Requiem by Lauren Oliver (@Oliverbooks)

I did not hate this book as much as I expected to. I credit a big chunk of that to the surprisingly open ending. I was expecting a neatly tied up bow that brought everything together and made sure no one, except the big bag villain, was unhappy. Instead, we get a glimpse of Lena, Alex, and Julian all making it through the fight. All helping to bring the wall down. So the biggies make it through – expected, but what can you do. Sure, it’s pretty clear that Lena and Alex will end up together, but she does admits that she’s not 100% certain how things are going to go. We’re reunited with Grace, which makes me happy, but she’s definitely a bit of a broken child. Hana is wandering, literally just walking aimlessly, with no goal other than not being where she was. Raven dies and not in battle. She’s simply caught in the crossfire– this is a good thing. This is how things happen in real struggle. I detest books where every single person close to the protagonist survives. If the movement matters, there has to be some kind of payment by the heroes. Raven dying in such a senseless way is more painful than if she’d been killed in the middle of a fight.

However, the ending wasn’t perfect. It was super preachy. It should have ended with Lena and Grace going over to the wall. The whole ‘voice over’ portion of the ending and the description of the uncureds attacking the wall feels like it was written to be a movie ending. It was just too much. It was extremely overwritten (oh, and Oliver – you used the word overloud too many times. So many times that it felt like the only sounds were either silence or earth shatteringly loud), but that’s normal. The text of the books has been trying too hard from the beginning of the series. It’s a very ‘testify’ moment. The book should have ended a several pages earlier than it did.

I have some big issues with this recent trend of trilogies suddenly switching to alternating povs in the final book (yeah, I’m looking at you Allegiant). I don’t mind alternating views, but this feels like it’s being done because the author doesn’t have enough of a story to tell from the viewpoint we’ve been following in the first two books. That is completely true in this story.

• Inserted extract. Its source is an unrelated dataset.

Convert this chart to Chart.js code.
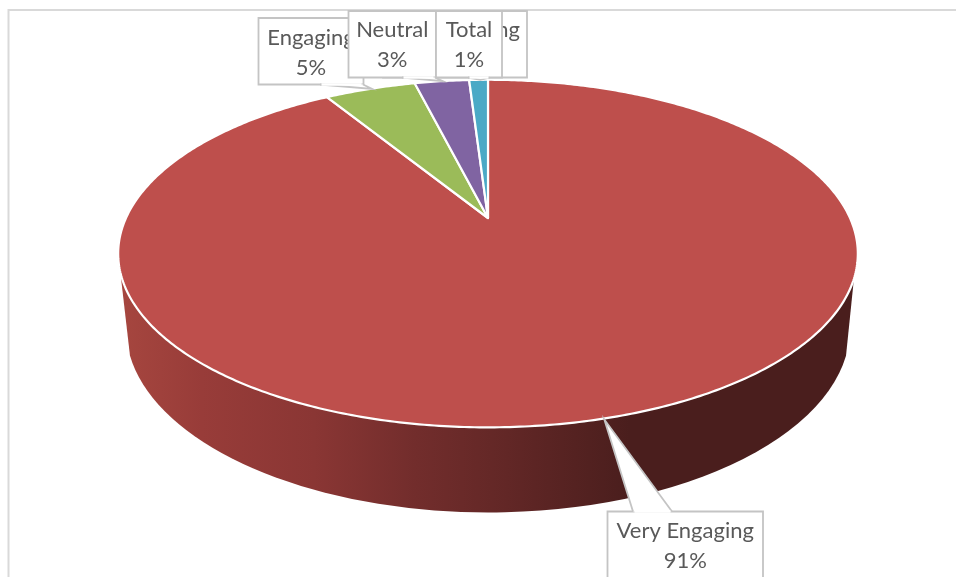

The Hana story is so much more interesting than the Lena story. We all knew the cure wasn’t going to work on Hana, she dabbled in too many ‘dangerous’ activities before her treatment. Her future husband is a disgusting, blechy man. He’s so righteous. I hated him, and that’s great to read. I had emotions! The mystery of his divorce from Cassie and Hana’s eventual discovery of her incarceration is one of the more interesting plots in the book. I wish there could have been more time spent focusing on this new regime of punishing people who don’t completely comply with the rules. Had that decision been highlighted, there would have been a much more involved battle at the end. There would have been citizens not willing to put up with these rules that would have joined the resistance. And others who wanted so badly to prove their worth that they would have tried to stop the resistance.

Part of what’s missing from this story is the conflict between the cured and the uncured. Obviously, the battle is there, but there’s little direct interaction between the two sides. In the first two books, we had the uncured people influencing those people who wanted to be changed. We could see the direct contradictions between the uncured and the cured (think Alex vs Lena’s aunt).It starts to go away in the second book but Julian is so into the cured movement that the disparity between him and Alex makes it feel like there’s room for growth. In this book, we have Lena and the Resistance in one story and Hana and the Cured in the other. We get a bit of their interaction at the end when Hana finds Lena, but the separation ends up feeling lacking. I loved Hana’s ambivalence towards Lena’s return and Fred’s abuse and imminent death. She’d been struggling throughout the story – feeling conflicted about how she should feel about the possibility of Lena being dead. She knows she should be outraged at her husband. But when she’s confronted of with actual events, she’s unable to work up the emotions she wants to have. These scenes solidify how flawed a society this is and how awful the process of the cure really is.

The lack of depth in Lean’s story is the major problem in the completion of the trilogy. It was half a story. Nothing is every fully developed. Instead of focusing on the love triangle that doesn’t end up being anything other hand Lena staying with Julian until Alex wants her again, how about spending more time with her trying to become a figurehead in the rebellion? Or on her relationship with her mother. There were years and years of time they needed to make up for and instead, we get tiny snippets. Wouldn’t Lena have been more interested in building that relationship than in Julian or Alex? Why was Coral even introduced? Her only purpose was to make Lena jealous, which made me dislike Lena, a lot. Honestly, I could have done without pretty much all of Lena’s parts. The only good part was when she goes over the wall and finds out what happened with Lu. This scene includes exactly what I was talking about before – interaction between a cured and an uncured, and it was excellent. Otherwise, Lena just kept spinning around and around letting things happen to her as she got indignantly angry about the stupidest things.
I made it through the series, but I don’t know that I feel better for having done it. Let’s put a stop to this need to stretch YA stories out over three books and start coming out with some really solid, well developed, standalone books. Publishing industry, can we start doing this? Please!